Does your app have a GUI, and which one (native / Qt / Gtk+)?

If not, the issues to watch out for (compared to Linux) are mainly in the dynamic linkage area. OS X uses '-dylib' and '-bundle' and in fact has two kinds of dynamic libraries (runtime loadable and the normal ones). Linux has only one kind (-shared), and is looser on this anyways.

If your app has a GUI, you'll need to recode the whole thing in Cocoa, using Objective-C. Meaning you'll be into a new language as well. Some people (like MS) have used Carbon (C++ API), but it's being phased out. I wouldn't recommend that to new projects.

Your best luck is using Qt or Gtk+. A native Gtk+ port has been (re)announced just some days ago (see Imendio).

p.s. OS X does of course run X11 binaries, too, but pushing that to any of your customers might be a hard road. They're used to Aqua interface, and productive with that. Consider X11 only a very short term solution.
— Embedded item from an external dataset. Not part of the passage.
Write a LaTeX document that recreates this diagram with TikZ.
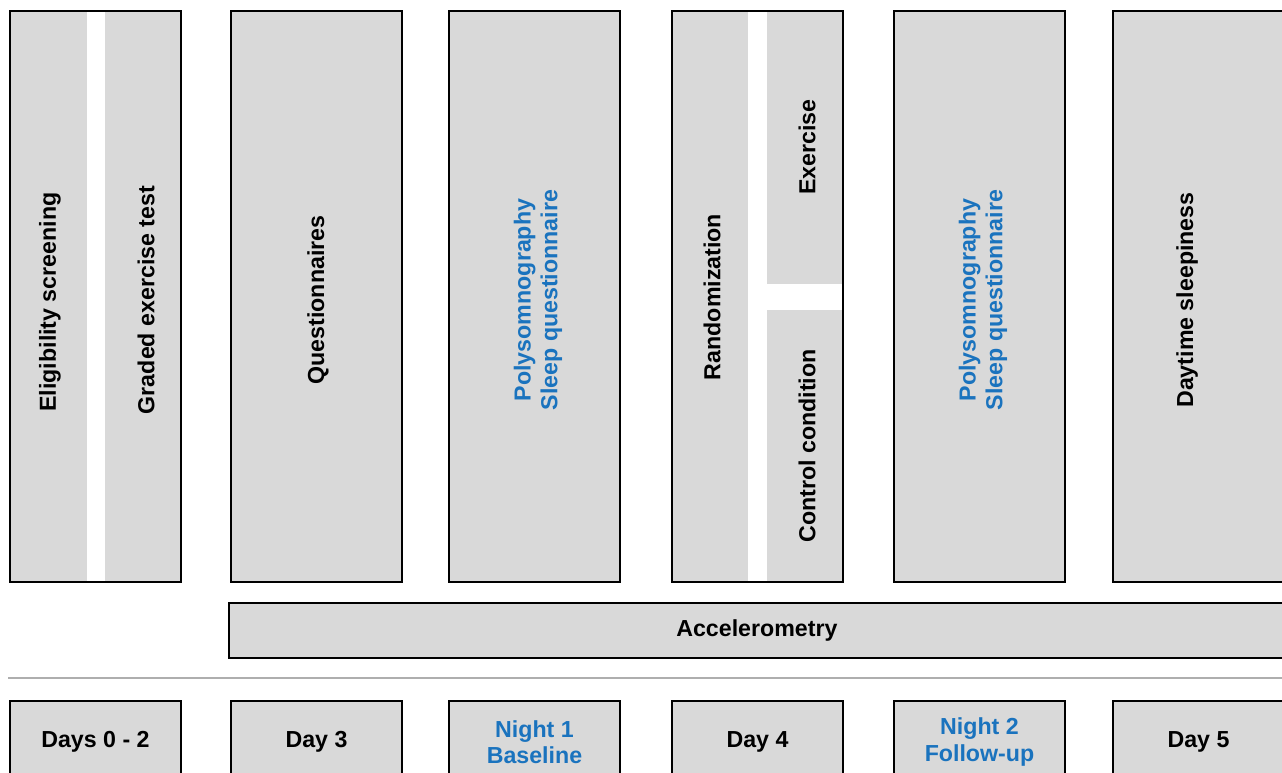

p.p.s. The number of open source addon libs coming with OS X is limited, and their versions might lack behind. Whereas in Linux you can easily require users to have 'libxxx v.y.y' installed, in OS X there are multiple packaging approaches (fink, macports) and for a commercial tool the required libraries are expected to be contained in the application. OS X offers 'application bundles' and 'frameworks' for this (local copies, making the application self-sufficient). Linux does not have such a concept. This will have a great effect on your build system as well; maybe you'll want to try something like SCons for all platforms?

akauppi
Why not keep the core code in C++ and rewrite the GUI code in Objective-C?
Ferruccio
Yes, that is actually the way to go. My "you'll have to code the whole thing in Cocoa" was exaggerating.
akauppi
A: 

Macintosh (macosx) is essentially FreeBSD under the hood (though it has been tweaked). There are some differences in systems programming between Linux and FreeBSD. Primarily these differences exist between the various system calls... so how much this affects you will be determined by what your application is doing and what kind of OS system calls you are making during execution.

ceretullis
+1  A: 

You don't need to recode everything to Objective-C. There's a strange bastardization of C++ and Objective-C that will allow you to use C++ code from Objective-C, so you could intelligently split up the model code in C++ and view/controller code in Objective-C. To use Objective-C, just suffix your source code files with .mm instead of .m, and you can intermix most legal C++ and Objective-C syntax even on the same line.